Born to shopkeepers who moved to the Île Saint-Louis in Paris shortly after his birth, Loiseau acquired only a basic education, as he was expected to help with the family store at an early age. In his free time the young boy would sketch and do copies of prints. After a serious illness, he convinced his parents to allow him to pursue his artistic inclinations, and Loiseau became an apprentice to a decorator. Through this experience the young man met the painter Fernand Just Quignon, who would become his first real instructor and inspiration to focus on landscape painting.

In 1890 Loiseau moved to Pont-Aven, where he befriended Maxime Maufra, Émile Dezaunay, and Henry Moret, artists who influenced his Impressionist style and convinced him to exhibit his paintings at the Salon des Indépendants in 1891 and 1892. In 1894 Loiseau met Paul Gauguin after his return from Tahiti, and a deep friendship grew between the two artists.

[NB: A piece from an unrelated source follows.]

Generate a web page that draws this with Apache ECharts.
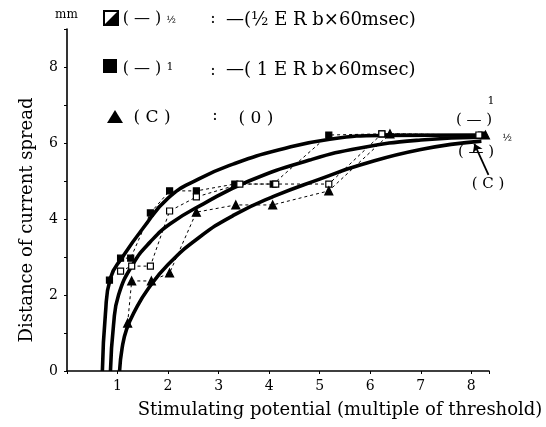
<!DOCTYPE html>
<html>
<head>
<meta charset="utf-8">
<script src="https://cdn.jsdelivr.net/npm/echarts@6/dist/echarts.min.js"></script>
<style>
  html, body { margin: 0; padding: 0; background: #fff; }
</style>
</head>
<body>
<div id="container" style="width: 546px; height: 427px;"></div>
<script>
// measured points, (-)1 : filled squares
var fullX = [0.84, 1.06, 1.26, 1.65, 2.03, 2.56, 3.32, 4.08, 5.18, 6.23, 8.20];
var fullY = [2.39, 2.97, 2.97, 4.16, 4.74, 4.74, 4.92, 4.92, 6.21, 6.24, 6.21];
// (-)1/2 : open squares
var halfX = [1.06, 1.28, 1.65, 2.03, 2.56, 3.42, 4.13, 5.18, 6.23, 8.15];
var halfY = [2.63, 2.76, 2.76, 4.21, 4.58, 4.92, 4.92, 4.92, 6.24, 6.21];
// (C) : triangles
var ctrlX = [1.20, 1.28, 1.67, 2.03, 2.56, 3.34, 4.07, 5.18, 6.39, 8.28];
var ctrlY = [1.26, 2.37, 2.37, 2.58, 4.18, 4.37, 4.37, 4.74, 6.24, 6.21];

// thick hand-drawn curves
var curveFullX = [0.70, 0.76, 0.86, 1.10, 1.50, 2.00, 2.60, 3.30, 4.20, 5.20, 6.30, 8.20];
var curveFullY = [0, 1.5, 2.45, 3.00, 3.75, 4.55, 5.05, 5.45, 5.82, 6.10, 6.20, 6.21];
var curveHalfX = [0.86, 0.92, 1.02, 1.30, 1.65, 2.05, 2.70, 3.60, 4.80, 5.80, 7.00, 8.20];
var curveHalfY = [0, 1.2, 2.00, 2.80, 3.40, 3.88, 4.40, 5.00, 5.55, 5.87, 6.08, 6.15];
var curveCtrlX = [1.04, 1.09, 1.18, 1.35, 1.60, 2.00, 2.60, 3.30, 4.10, 5.00, 5.80, 7.00, 8.20];
var curveCtrlY = [0, 0.6, 1.1, 1.6, 2.15, 2.80, 3.50, 4.10, 4.60, 5.05, 5.42, 5.83, 6.05];

var arrowFrom = [8.34, 5.16];
var arrowTo = [8.06, 5.98];

var xTicks = [1, 2, 3, 4, 5, 6, 7, 8];
var yTicks = [0, 2, 4, 6, 8];

function pairs(xs, ys) {
  var out = [];
  for (var i = 0; i < xs.length; i++) out.push([xs[i], ys[i]]);
  return out;
}

var serif = 'DejaVu Serif';
var chart = echarts.init(document.getElementById('container'));

function dashed(name, xs, ys, symbol, size, fill) {
  return {
    name: name,
    type: 'line',
    data: pairs(xs, ys),
    symbol: symbol,
    symbolSize: size,
    showSymbol: true,
    z: 4,
    lineStyle: { color: '#000', width: 1, type: [3, 3] },
    itemStyle: { color: fill, borderColor: '#000', borderWidth: 1.2 },
    animation: false
  };
}

function thick(xs, ys) {
  return {
    type: 'line',
    data: pairs(xs, ys),
    smooth: 0.5,
    symbol: 'none',
    z: 3,
    lineStyle: { color: '#000', width: 3.6 },
    animation: false
  };
}

function txt(x, y, s, size, align) {
  return {
    type: 'text', x: x, y: y,
    style: { text: s, font: size + 'px "DejaVu Serif"', fill: '#000', align: align || 'center', verticalAlign: 'middle' }
  };
}

var option = {
  animation: false,
  backgroundColor: '#fff',
  grid: { left: 67, top: 29, right: 57, bottom: 56 },
  xAxis: {
    type: 'value',
    min: 0,
    max: 8.35,
    interval: 1,
    splitLine: { show: false },
    axisLine: { lineStyle: { color: '#000', width: 1.6 } },
    axisTick: { length: 3, lineStyle: { color: '#000' } },
    axisLabel: {
      color: '#000',
      fontFamily: serif,
      fontSize: 14,
      margin: 8,
      formatter: function (v) { return xTicks.indexOf(v) >= 0 ? String(v) : ''; }
    }
  },
  yAxis: {
    type: 'value',
    min: 0,
    max: 9,
    interval: 1,
    splitLine: { show: false },
    axisLine: { lineStyle: { color: '#000', width: 1.6 } },
    axisTick: { length: 3, lineStyle: { color: '#000' } },
    axisLabel: {
      color: '#000',
      fontFamily: serif,
      fontSize: 14,
      margin: 9,
      formatter: function (v) { return yTicks.indexOf(v) >= 0 ? String(v) : ''; }
    }
  },
  graphic: [
    { type: 'text', left: 55, top: 9, style: { text: 'mm', font: '12px "DejaVu Serif"', fill: '#000' } },
    { type: 'text', x: 27, y: 220, rotation: Math.PI / 2,
      style: { text: 'Distance of current spread', font: '18px "DejaVu Serif"', fill: '#000', align: 'center', verticalAlign: 'middle' } },
    txt(340, 410, 'Stimulating potential (multiple of threshold)', 18),

    // legend row 1
    { type: 'rect', shape: { x: 104, y: 11, width: 14, height: 14 }, style: { fill: '#fff', stroke: '#000', lineWidth: 2 } },
    { type: 'polygon', shape: { points: [[118, 11], [118, 25], [104, 25]] }, style: { fill: '#000' } },
    txt(142, 19, '( — )', 16),
    txt(171, 20, '½', 10),
    txt(213, 19, ':', 16),
    txt(226, 20, '—(½ E R b×60msec)', 18, 'left'),

    // legend row 2
    { type: 'rect', shape: { x: 103, y: 59, width: 14, height: 14 }, style: { fill: '#000' } },
    txt(142, 69, '( — )', 16),
    txt(170, 67, '1', 11),
    txt(213, 71, ':', 16),
    txt(226, 70, '—( 1 E R b×60msec)', 18, 'left'),

    // legend row 3
    { type: 'polygon', shape: { points: [[115, 110], [123, 123], [107, 123]] }, style: { fill: '#000' } },
    txt(152, 118, '( C )', 17),
    txt(215, 116, ':', 16),
    txt(256, 119, '( 0 )', 17),

    // curve labels on the right
    txt(491, 101, '1', 11),
    txt(474, 120, '( — )', 15),
    txt(507, 138, '½', 10),
    txt(476, 152, '( — )', 15),
    txt(488, 184, '( C )', 15)
  ],
  series: [
    thick(curveFullX, curveFullY),
    thick(curveHalfX, curveHalfY),
    thick(curveCtrlX, curveCtrlY),
    dashed('(−)1', fullX, fullY, 'rect', 6, '#000'),
    dashed('(−)1/2', halfX, halfY, 'rect', 6, '#fff'),
    dashed('(C)', ctrlX, ctrlY, 'triangle', 8, '#000'),
    {
      type: 'lines',
      coordinateSystem: 'cartesian2d',
      symbol: ['none', 'arrow'],
      symbolSize: 8,
      lineStyle: { color: '#000', width: 1.8, opacity: 1 },
      data: [{ coords: [arrowFrom, arrowTo] }],
      z: 5,
      animation: false
    }
  ]
};

chart.setOption(option);
</script>
</body>
</html>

Loiseau traveled often throughout the countryside of France. He liked to paint in series, much like Monet, and attempted to capture scenes at different times of the day. He chose to depict the transformations in nature caused by changing light. Sensitive as he was to every nuance, he refused to paint in the glaring midday light. Bright colors hurt his eyes, and he preferred softer, subtler scenes: afternoons when the sky is dotted with clouds, the soft golden light at the end of the day, morning fog and evening mists, and the dreamy effects of snow. His paintings are held today in the Musée d'Orsay and in major museums throughout the world, where they remain among the most sensitive expressions of French Post-Impressionist landscape.